Face à cette dramatique réalité, le collectif Les Morts de la rue réclame des mesures spécifiques comme la mise à l’abri prioritaire ou l’accès aux soins renforcé. Le collectif insiste également sur l’importance d’un « accompagnement social continu ». « En finir avec la discontinuité des prises en charge en hébergement, notamment le fonctionnement de l’hébergement hivernal ou les prises en charge nuit par nuit au 115. Cette discontinuité – changements de centres, remise à la rue – viole le principe de continuité de l’hébergement désormais inscrit dans le code de l’action sociale et des familles (CASF), martèle le collectif. Elle fragilise des personnes ayant déjà vécu nombre de ruptures, impacte leur santé mentale et physique, contribue à leur épuisement, renforce les risques de dégradation globale par une perte de repères. Même si une orientation dans un autre centre est proposée, celle-ci nécessite de la réadaptation, elle peut entraîner une rupture avec le référent social et le projet engagé, et une rupture des soins. La discontinuité de l’hébergement, enfin, favorise la perte d’informations précieuses sur la santé de la personne et les contacts repris ou obtenus avec la famille. »
Le collectif attire l’attention sur la situation des femmes, souvent « invisibles » dans la rue. Elles représentent 9 % des décès recensés entre 2013 et 2018, mais ce chiffre est « très probablement sous-estimé ». Elles meurent encore plus tôt que leurs homologues masculins (à 45,6 ans en moyenne), le plus souvent d’une maladie. « Les femmes se retrouvent plus souvent à la rue que les hommes suite à des conflits familiaux. Il faut agir sur les facteurs à l’origine de ces conflits : violences conjugales, mariages forcés, risques d’excision, addictions, LGBTphobies (phobies des lesbiennes, gays, bisexuels et transgenres) », insiste le collectif, qui plaide notamment pour l’ouverture de centres d’hébergement non mixtes.
L’urgence ? D’abord, un logement pour tous. « Un endroit où habiter est primordial. On voit que l’importance du temps passé à la rue a très probablement des conséquences sur la santé physique et mentale, avec une réinsertion qui devient plus difficile, voire impossible avec le temps », alerte le collectif.

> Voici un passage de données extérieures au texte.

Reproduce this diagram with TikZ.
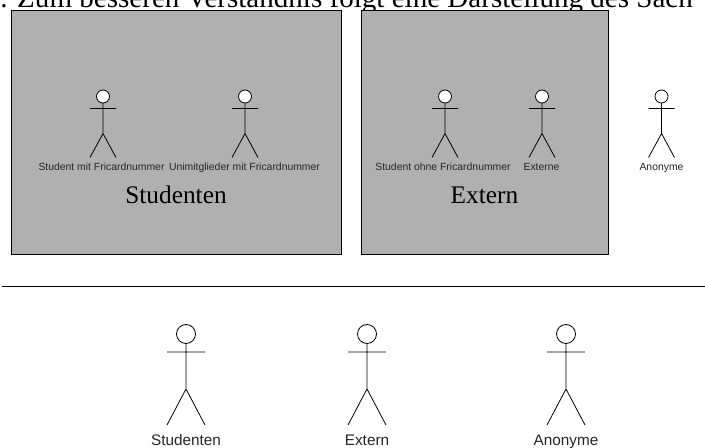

La dernière étude de l’Insee sur le nombre de personnes sans-domicile en France a été publiée en juillet 2013 et porte sur l’année 2012. Depuis, aucune donnée n’a été actualisée… « Une nouvelle évaluation, même partielle, du nombre de personnes sans domicile personnel, intégrant les personnes – dont les femmes – hébergées, dépannées par des proches, ou d’autres “zones d’ombre” de l’accès à l’hébergement, serait utile à la compréhension de l’ensemble des situations », souligne le collectif Les Morts de la rue.